In its first full-year results since debuting on the Hong Kong Stock Exchange in June 2025, the company posted revenue of 20.2 billion yuan ($3 billion), up 37.7% year on year.
Net loss narrowed to 614 million yuan, down 50.8% from 1.25 billion yuan a year earlier, while adjusted net loss fell nearly 30% to 508 million yuan, according to its full-year earnings report released on March 27.
Self-sustaining operations
The adjusted loss margin improved to 2.5% from 4.9%, with management disclosing that adjusted profitability turned positive in the fourth quarter — signaling a shift from subsidy-driven growth toward self-sustaining operations.
Growth was driven primarily by core ride-hailing services, where revenue climbed 36.8% to 18.56 billion yuan, alongside a 63.6% surge in vehicle sales income.
Gross transaction value rose 38.2% to 23.43 billion yuan, supported by aggressive geographic expansion and deeper penetration into lower-tier cities. The platform expanded its footprint from 136 to 195 cities during the year.
Operational scale also strengthened on both sides of the marketplace. Average monthly active drivers increased 35.4% to 631,000, while monthly active users jumped 43.9% to 41.3 million.
Management attributed improving profitability to economies of scale and optimization of its “Caocao Brain” dispatch engine, which enhanced driver allocation and subsidy efficiency.

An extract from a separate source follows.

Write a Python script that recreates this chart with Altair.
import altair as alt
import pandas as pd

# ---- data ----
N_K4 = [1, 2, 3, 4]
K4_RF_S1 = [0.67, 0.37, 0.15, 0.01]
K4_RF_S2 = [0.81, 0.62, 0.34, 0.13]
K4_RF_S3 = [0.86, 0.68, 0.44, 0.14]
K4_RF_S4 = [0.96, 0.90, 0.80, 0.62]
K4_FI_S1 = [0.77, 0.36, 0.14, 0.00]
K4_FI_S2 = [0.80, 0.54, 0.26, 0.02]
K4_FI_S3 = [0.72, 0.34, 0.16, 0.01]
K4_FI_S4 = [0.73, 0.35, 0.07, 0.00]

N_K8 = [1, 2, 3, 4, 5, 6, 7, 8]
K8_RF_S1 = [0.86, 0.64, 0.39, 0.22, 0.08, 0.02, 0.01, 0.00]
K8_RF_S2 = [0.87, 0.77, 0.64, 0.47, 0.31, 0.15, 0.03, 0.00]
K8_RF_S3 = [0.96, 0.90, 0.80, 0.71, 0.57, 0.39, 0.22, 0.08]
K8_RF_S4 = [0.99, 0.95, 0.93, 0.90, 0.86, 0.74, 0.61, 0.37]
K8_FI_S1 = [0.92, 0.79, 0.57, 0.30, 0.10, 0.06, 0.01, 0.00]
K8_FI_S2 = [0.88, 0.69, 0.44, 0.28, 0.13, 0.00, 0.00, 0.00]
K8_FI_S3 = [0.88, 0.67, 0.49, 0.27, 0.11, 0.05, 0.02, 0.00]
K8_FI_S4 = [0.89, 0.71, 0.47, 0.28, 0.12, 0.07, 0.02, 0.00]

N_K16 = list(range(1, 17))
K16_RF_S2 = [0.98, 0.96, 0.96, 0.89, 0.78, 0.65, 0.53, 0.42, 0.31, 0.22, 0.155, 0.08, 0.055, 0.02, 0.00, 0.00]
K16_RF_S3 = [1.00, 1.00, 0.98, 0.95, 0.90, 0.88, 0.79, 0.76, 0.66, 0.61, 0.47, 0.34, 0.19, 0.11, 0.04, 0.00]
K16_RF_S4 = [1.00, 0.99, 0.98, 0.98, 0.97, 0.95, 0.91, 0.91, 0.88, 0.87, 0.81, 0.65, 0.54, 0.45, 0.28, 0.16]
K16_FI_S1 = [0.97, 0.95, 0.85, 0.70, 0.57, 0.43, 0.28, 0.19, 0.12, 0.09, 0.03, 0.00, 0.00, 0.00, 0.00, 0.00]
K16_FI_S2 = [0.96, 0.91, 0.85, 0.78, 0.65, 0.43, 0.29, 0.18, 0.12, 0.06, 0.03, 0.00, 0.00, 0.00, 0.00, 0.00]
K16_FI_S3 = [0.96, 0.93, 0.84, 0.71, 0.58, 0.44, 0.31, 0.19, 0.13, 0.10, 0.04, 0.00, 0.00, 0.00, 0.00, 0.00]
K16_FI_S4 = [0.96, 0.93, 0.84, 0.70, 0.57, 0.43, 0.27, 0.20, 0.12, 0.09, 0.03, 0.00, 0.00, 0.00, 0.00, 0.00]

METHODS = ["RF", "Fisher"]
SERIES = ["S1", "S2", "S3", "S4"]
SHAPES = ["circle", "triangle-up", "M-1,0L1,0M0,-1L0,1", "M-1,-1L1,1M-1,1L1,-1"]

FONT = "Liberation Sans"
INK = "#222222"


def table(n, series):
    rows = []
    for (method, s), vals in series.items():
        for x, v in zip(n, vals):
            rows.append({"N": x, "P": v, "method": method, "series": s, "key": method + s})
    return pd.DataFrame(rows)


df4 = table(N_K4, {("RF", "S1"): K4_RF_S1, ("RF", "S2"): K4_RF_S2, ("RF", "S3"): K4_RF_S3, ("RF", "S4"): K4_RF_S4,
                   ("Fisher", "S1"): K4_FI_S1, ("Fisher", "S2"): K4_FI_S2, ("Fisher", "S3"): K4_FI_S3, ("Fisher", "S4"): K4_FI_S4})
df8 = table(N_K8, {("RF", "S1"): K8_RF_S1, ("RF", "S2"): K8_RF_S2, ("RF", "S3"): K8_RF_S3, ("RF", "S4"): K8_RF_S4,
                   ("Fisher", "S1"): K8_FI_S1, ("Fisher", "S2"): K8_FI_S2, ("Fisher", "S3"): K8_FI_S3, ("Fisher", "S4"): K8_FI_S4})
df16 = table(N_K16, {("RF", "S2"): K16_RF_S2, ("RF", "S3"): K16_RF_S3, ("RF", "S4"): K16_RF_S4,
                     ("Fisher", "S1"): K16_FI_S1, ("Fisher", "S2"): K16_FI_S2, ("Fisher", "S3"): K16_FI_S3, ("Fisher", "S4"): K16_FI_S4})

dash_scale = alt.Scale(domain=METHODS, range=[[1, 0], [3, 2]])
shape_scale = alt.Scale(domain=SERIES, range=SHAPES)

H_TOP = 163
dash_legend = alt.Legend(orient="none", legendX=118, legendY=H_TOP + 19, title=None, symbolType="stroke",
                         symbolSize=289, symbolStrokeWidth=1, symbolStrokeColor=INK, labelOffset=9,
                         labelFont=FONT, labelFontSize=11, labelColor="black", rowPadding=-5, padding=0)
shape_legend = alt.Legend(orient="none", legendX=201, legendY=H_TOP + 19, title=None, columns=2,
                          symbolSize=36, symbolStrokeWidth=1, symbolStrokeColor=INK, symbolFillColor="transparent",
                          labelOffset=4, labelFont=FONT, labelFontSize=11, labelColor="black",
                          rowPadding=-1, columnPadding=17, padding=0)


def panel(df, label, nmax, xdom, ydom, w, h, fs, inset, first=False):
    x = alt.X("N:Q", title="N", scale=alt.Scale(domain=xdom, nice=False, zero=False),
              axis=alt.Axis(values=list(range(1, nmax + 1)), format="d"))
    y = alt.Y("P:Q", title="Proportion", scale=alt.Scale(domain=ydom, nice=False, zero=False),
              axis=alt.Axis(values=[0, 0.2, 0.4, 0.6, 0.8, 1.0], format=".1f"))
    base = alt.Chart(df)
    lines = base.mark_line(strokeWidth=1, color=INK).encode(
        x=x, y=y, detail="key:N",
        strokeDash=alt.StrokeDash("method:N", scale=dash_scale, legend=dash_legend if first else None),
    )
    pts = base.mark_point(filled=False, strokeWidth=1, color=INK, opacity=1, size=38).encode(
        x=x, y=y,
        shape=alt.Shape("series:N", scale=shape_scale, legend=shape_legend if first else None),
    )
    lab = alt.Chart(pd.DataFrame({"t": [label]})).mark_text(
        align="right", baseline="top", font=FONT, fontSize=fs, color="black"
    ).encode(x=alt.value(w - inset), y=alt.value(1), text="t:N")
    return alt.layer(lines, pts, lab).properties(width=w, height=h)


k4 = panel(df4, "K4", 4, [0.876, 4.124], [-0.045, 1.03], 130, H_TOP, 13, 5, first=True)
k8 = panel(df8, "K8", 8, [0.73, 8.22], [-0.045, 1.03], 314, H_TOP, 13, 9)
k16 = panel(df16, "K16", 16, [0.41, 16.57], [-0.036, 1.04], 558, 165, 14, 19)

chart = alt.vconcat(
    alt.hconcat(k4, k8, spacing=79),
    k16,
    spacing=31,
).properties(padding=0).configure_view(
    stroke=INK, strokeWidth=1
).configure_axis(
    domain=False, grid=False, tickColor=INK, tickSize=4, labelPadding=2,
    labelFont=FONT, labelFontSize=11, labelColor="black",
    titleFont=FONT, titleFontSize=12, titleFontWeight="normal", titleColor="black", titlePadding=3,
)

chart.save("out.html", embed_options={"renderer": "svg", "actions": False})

Beyond near-term financial improvement, the company used the earnings release to outline an unusually detailed robotaxi roadmap, positioning autonomous mobility as its next major growth engine.
Backed by parent automaker Geely Holding Group, Caocao is developing a third-generation Level-4 autonomous vehicle purpose-built for robotaxi operations, scheduled for debut by the end of 2026 and mass production starting in 2027.

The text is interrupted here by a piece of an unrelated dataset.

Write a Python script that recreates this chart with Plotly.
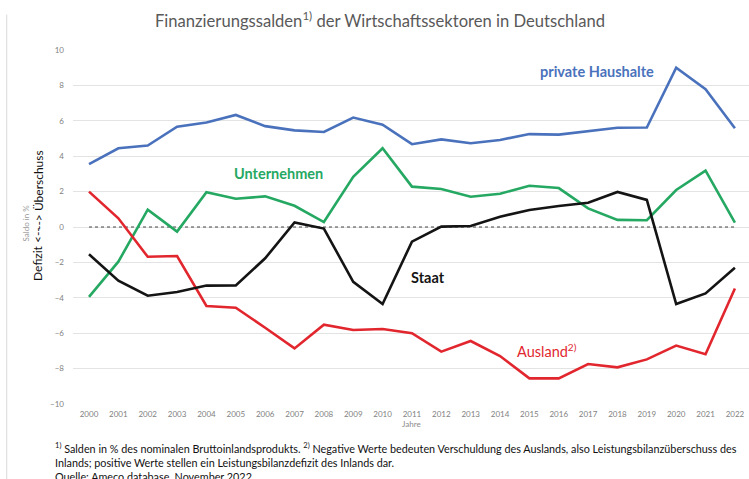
import plotly.graph_objects as go

jahre = list(range(2000, 2023))

private_haushalte = [3.55, 4.45, 4.6, 5.67, 5.9, 6.33, 5.7, 5.46, 5.37, 6.18, 5.78, 4.68,
                     4.95, 4.73, 4.92, 5.25, 5.22, 5.41, 5.61, 5.62, 9.0, 7.78, 5.58]
unternehmen = [-3.95, -1.96, 0.98, -0.26, 1.96, 1.6, 1.73, 1.2, 0.28, 2.84, 4.45, 2.28,
               2.15, 1.71, 1.88, 2.33, 2.2, 1.05, 0.4, 0.38, 2.09, 3.18, 0.25]
staat = [-1.54, -3.03, -3.88, -3.67, -3.31, -3.3, -1.77, 0.26, -0.09, -3.1, -4.35, -0.83,
         0.02, 0.06, 0.58, 0.96, 1.19, 1.37, 1.98, 1.53, -4.35, -3.75, -2.3]
ausland = [2.0, 0.49, -1.68, -1.64, -4.46, -4.56, -5.69, -6.86, -5.52, -5.82, -5.76, -6.0,
           -7.04, -6.44, -7.29, -8.55, -8.55, -7.74, -7.93, -7.48, -6.7, -7.19, -3.47]

y_ticks = [-10, -8, -6, -4, -2, 0, 2, 4, 6, 8, 10]

FONT = "Lato"
BLUE = "#4A72BC"
GREEN = "#25A862"
RED = "#E2262E"
BLACK = "#141414"

fig = go.Figure()

# zero line (dotted) drawn as its own trace
fig.add_trace(go.Scatter(x=[jahre[0], jahre[-1]], y=[0, 0], mode="lines",
                         line=dict(color="#444444", width=1, dash="dot"),
                         hoverinfo="skip", showlegend=False))

for name, vals, col in [("private Haushalte", private_haushalte, BLUE),
                        ("Unternehmen", unternehmen, GREEN),
                        ("Ausland", ausland, RED),
                        ("Staat", staat, BLACK)]:
    fig.add_trace(go.Scatter(x=jahre, y=vals, mode="lines", name=name,
                             line=dict(color=col, width=2.6), showlegend=False))

# series labels
labels = [
    (2017.3, 8.76, "private Haushalte", BLUE, "bold"),
    (2006.47, 3.0, "Unternehmen", GREEN, "bold"),
    (2011.55, -2.88, "Staat", BLACK, "bold"),
    (2015.6, -7.0, "Ausland<sup>2)</sup>", RED, "normal"),
]
for x, y, txt, col, w in labels:
    fig.add_annotation(x=x, y=y, text=txt, showarrow=False, xanchor="center", yanchor="middle",
                       font=dict(family=FONT, size=14.5, color=col, weight=w))

# titles and footnotes
fig.add_annotation(xref="paper", yref="paper", x=0.454, y=1, yshift=30, xanchor="center", yanchor="middle",
                   text="Finanzierungssalden<sup>1)</sup> der Wirtschaftssektoren in Deutschland",
                   showarrow=False, font=dict(family=FONT, size=16.6, color="#595959"))
fig.add_annotation(xref="paper", yref="paper", x=0, xshift=-47, xanchor="center", y=0.51, textangle=-90,
                   text="Saldo in %", showarrow=False, font=dict(family=FONT, size=8, color="#9a9a9a"))
# vertical axis caption in two parts (a single long rotated annotation gets displaced)
fig.add_annotation(xref="paper", yref="paper", x=0, xshift=-35, xanchor="center",
                   y=0.342, yanchor="bottom", textangle=-90,
                   text="Defizit <--", showarrow=False,
                   font=dict(family=FONT, size=12, color="#111111"))
fig.add_annotation(xref="paper", yref="paper", x=0, xshift=-35, xanchor="center",
                   y=0.723, yanchor="top", textangle=-90,
                   text="--> Überschuss", showarrow=False,
                   font=dict(family=FONT, size=12, color="#111111"))
fig.add_annotation(xref="paper", yref="paper", x=0.5, y=0, yshift=-27, text="Jahre",
                   showarrow=False, font=dict(family=FONT, size=8, color="#8a8a8a"))
fig.add_annotation(xref="paper", yref="paper", x=-0.03, xanchor="left", y=0, yshift=-58, yanchor="middle",
                   align="left", showarrow=False,
                   text="<sup>1)</sup> Salden in % des nominalen Bruttoinlandsprodukts. <sup>2)</sup> Negative Werte bedeuten Verschuldung des Auslands, also Leistungsbilanzüberschuss des<br>"
                        "Inlands; positive Werte stellen ein Leistungsbilanzdefizit des Inlands dar.<br>"
                        "Quelle: Ameco database, November 2022.",
                   font=dict(family=FONT, size=10.8, color="#111111"))

# left border line of the chart area
fig.add_shape(type="line", xref="paper", yref="paper", x0=-0.098, x1=-0.098, y0=1.1, y1=-0.3,
              line=dict(color="#d9d9d9", width=1))

fig.update_layout(
    width=749, height=479,
    margin=dict(l=73, r=0, t=50, b=75),
    plot_bgcolor="white", paper_bgcolor="white",
    font=dict(family=FONT, color="#7f7f7f"),
    xaxis=dict(range=[1999.455, 2022.48], tickvals=jahre, ticktext=[str(j) for j in jahre],
               showgrid=False, zeroline=False, showline=False, automargin=False,
               tickfont=dict(size=8, color="#7f7f7f"), ticks="", ticklabelstandoff=4),
    yaxis=dict(range=[-10, 10], tickvals=y_ticks, showgrid=True, gridcolor="#e3e3e3",
               gridwidth=1, zeroline=False, showline=False, ticklabelstandoff=8,
               automargin=False, tickfont=dict(size=8, color="#7f7f7f")),
)

fig.write_html("out.html", config={"displayModeBar": False},
               post_script="document.body.style.margin='0';")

Robotaxi as a second growth curve
Founded in 2015 in Hangzhou, the company plans to deploy 100,000 robotaxis globally by 2030 and has begun laying groundwork overseas, including a strategic partnership with the Abu Dhabi Investment Office and the establishment of an international business unit.
Hong Kong is also being explored as an early testing ground for commercial deployment.

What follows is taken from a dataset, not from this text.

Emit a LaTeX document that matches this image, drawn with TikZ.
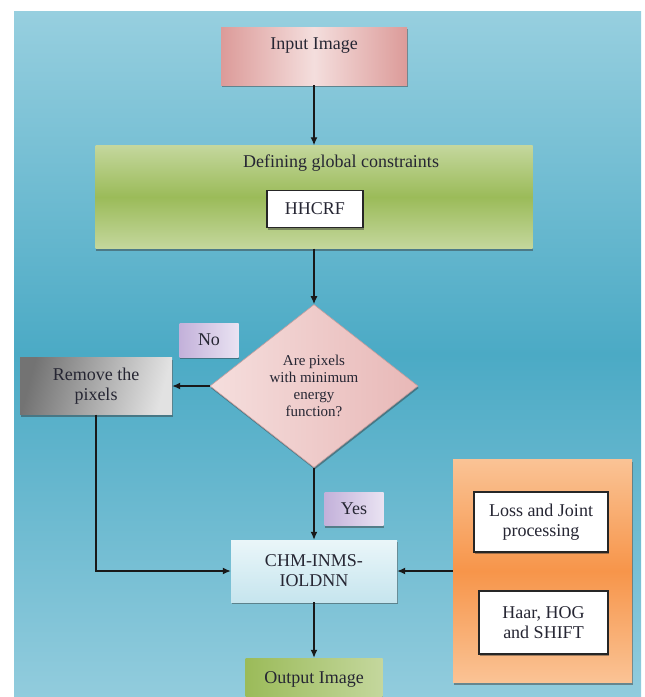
\documentclass[tikz,border=0pt]{standalone}
\usepackage{fontspec}
\setmainfont{Liberation Serif}
\usetikzlibrary{shapes.geometric,shadows,arrows.meta}
\definecolor{bgtop}{HTML}{97CFDF}
\definecolor{bgmid}{HTML}{4BAAC5}
\definecolor{bgbot}{HTML}{92CCDD}
\definecolor{pinkA}{HTML}{DC9B99}
\definecolor{pinkB}{HTML}{F4DEDD}
\definecolor{greenA}{HTML}{C4D79D}
\definecolor{greenB}{HTML}{9BBB59}
\definecolor{diaA}{HTML}{F5DEDD}
\definecolor{diaB}{HTML}{E8B8B7}
\definecolor{lavA}{HTML}{C3B1DA}
\definecolor{lavB}{HTML}{EAE3F2}
\definecolor{grayA}{HTML}{737373}
\definecolor{grayB}{HTML}{E2E2E2}
\definecolor{cyanA}{HTML}{EAF6F9}
\definecolor{cyanB}{HTML}{C6E5EE}
\definecolor{orgA}{HTML}{FAC395}
\definecolor{orgB}{HTML}{F7954A}
\definecolor{txtc}{HTML}{262633}
\begin{document}
\begin{tikzpicture}[x=1pt,y=-1pt,
  txt/.style={font=\fontsize{18}{20}\selectfont, text=txtc, align=center},
  box/.style={rectangle, inner sep=0pt, txt},
  shad/.style={drop shadow={shadow xshift=0.8pt,shadow yshift=-2pt,opacity=0.45,fill=black!80}},
  whitebox/.style={box, fill=white, draw=black!85, line width=1.4pt, shad},
  conn/.style={line width=1.3pt, draw=black!90, -{Latex[length=8pt,width=7pt]}},
  ]
\useasboundingbox (0,0) rectangle (645,697);
\shade[top color=bgtop, bottom color=bgbot, middle color=bgmid] (14,11) rectangle (641,697);

% input
\node[box, minimum width=186, minimum height=58, shad, left color=pinkA, right color=pinkA, middle color=pinkB] (inp) at (314,56) {};
\node[txt] (inptxt) at (314,46) {Input Image};

% defining
\node[box, minimum width=437, minimum height=103, shad, top color=greenA, bottom color=greenA, middle color=greenB] (def) at (314,197) {};
\node[txt] (deftxt) at (341,163) {Defining global constraints};
\node[whitebox, minimum width=96, minimum height=37] (hh) at (315,209) {HHCRF};

% decision
\node[diamond, inner sep=0pt, minimum width=208, minimum height=163, shad, left color=diaA, right color=diaB, draw=diaB!85!black, line width=0.6pt,
      font=\fontsize{15}{17}\selectfont, text=txtc, align=center] (dia) at (314,386) {Are pixels\\with minimum\\energy\\function?};

% labels
\node[box, minimum width=59, minimum height=34, shad, left color=lavA, right color=lavB] (no) at (209,340) {No};
\node[box, minimum width=59, minimum height=33, shad, left color=lavA, right color=lavB] (yes) at (354,509) {Yes};

% remove
\node[box, minimum width=152, minimum height=57, shad, left color=grayA, right color=grayB, shading angle=75] (rem) at (96,386) {Remove the\\pixels};

% CHM
\node[box, minimum width=166, minimum height=62, shad, top color=cyanA, bottom color=cyanB] (chm) at (314,571) {CHM-INMS-\\IOLDNN};

% output
\node[box, minimum width=137, minimum height=42, shad, left color=greenB, right color=greenA] (out) at (314,679) {Output Image};

% orange panel
\node[box, minimum width=179, minimum height=223, shad, top color=orgA, bottom color=orgA, middle color=orgB] (org) at (542.5,571) {};
\node[whitebox, minimum width=134, minimum height=60] (loss) at (541,522) {Loss and Joint\\processing};
\node[whitebox, minimum width=129, minimum height=63] (haar) at (543.5,622.5) {Haar, HOG\\and SHIFT};

% connectors
\draw[conn] (inp.south) -- (def.north);
\draw[conn] (def.south) -- (dia.north);
\draw[conn] (dia.west) -- (rem.east);
\draw[conn] (dia.south) -- (chm.north);
\draw[conn] (rem.south) |- (chm.west);
\draw[conn] (org.west) -- (chm.east);
\draw[conn] (chm.south) -- (out.north);
\end{tikzpicture}
\end{document}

Still, commercialization risks remain significant. Robotaxi adoption depends heavily on regulatory approvals, technological maturity and declining hardware costs, all of which require sustained capital investment.
Competition is intensifying as autonomous-driving developers such as Baidu Apollo, Pony.ai and WeRide race alongside mobility platforms including Didi Global and OnTime to establish viable commercial models.